Gavilan host to summer institute on digital media entertainment

Tucked behind the library at Gavilan College is a media lab that is the heart of the digital media program at the local community college – a program that is so new and it just graduated its first two students this year.

Professors and students in the program are hoping to up the hype about the program this summer with their first Digital Media Entertainment Summer Institute. The summer institute is open to high school and college students, media professionals, educators or anyone who would like to learn more about digital media during a four-week session at Gavilan. The first two days of the institute will be free to the public and include talks by those working in the field from Apple Computer staff to local web designers.

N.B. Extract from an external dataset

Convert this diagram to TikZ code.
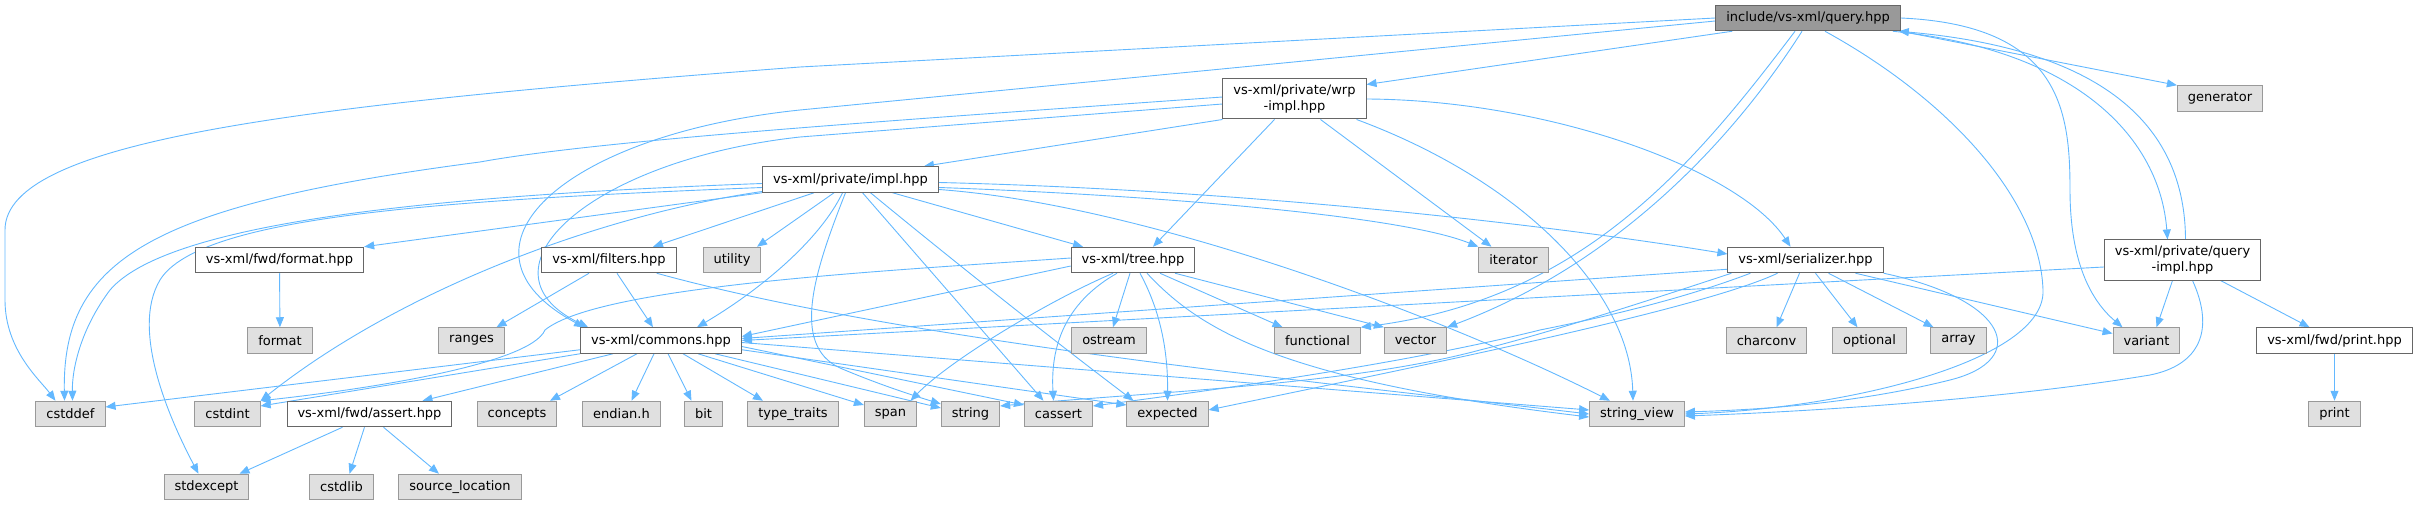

After the first two days, those enrolled in the summer institute will choose a project they want to work on for the remainder of the session. At the end, the projects will be shared in class and Apple Computers has offered prizes for the best projects in each category.

Barbara Graham, who just finished her degree in digital media, but has a few general education classes to complete before transferring, plans to use the summer session to complete a memorial for her mother who recently died.

“I can take all these old photos and digitize them,” she said of a pile of old family photos she scanned in the lab one afternoon. “Photos won’t last, videos won’t last. I have all these images that I can use to create a project.”

Graham started the digital media program with her daughter, who is now 25 and attending San Francisco State University. Graham had been laid off from a job and took a video editing class with Robert Beede, the head of the digital media program. After the class, she took another digital media class until she finally decided to complete her associate’s degree.

Gavilan College hired Beede five years ago to put together a program in digital media that would incorporate elements of video production, web design and digital art. Beede has a long history working with multimedia, dating back to his days as an animator with Apple Computers Inc., and has a graduate student working with midi music.

“We’re a growing field,” Beede said. “Multi-media are firmly embedding itself with pod casts, video on Web sites and MySpace pages. Even cell phones do video now.”

Starting a new program isn’t an easy feat, but Beede had the experience of starting programs at other community colleges, including a music technology program he created with colleagues at Cabrillo College in 1992.

“I had to write the courses, create applications, find a lab and get money,” Beede said, of the Gavilan program. “I sat in on grant meetings. We put together 13 to 15 courses and got approved by the chancellor.”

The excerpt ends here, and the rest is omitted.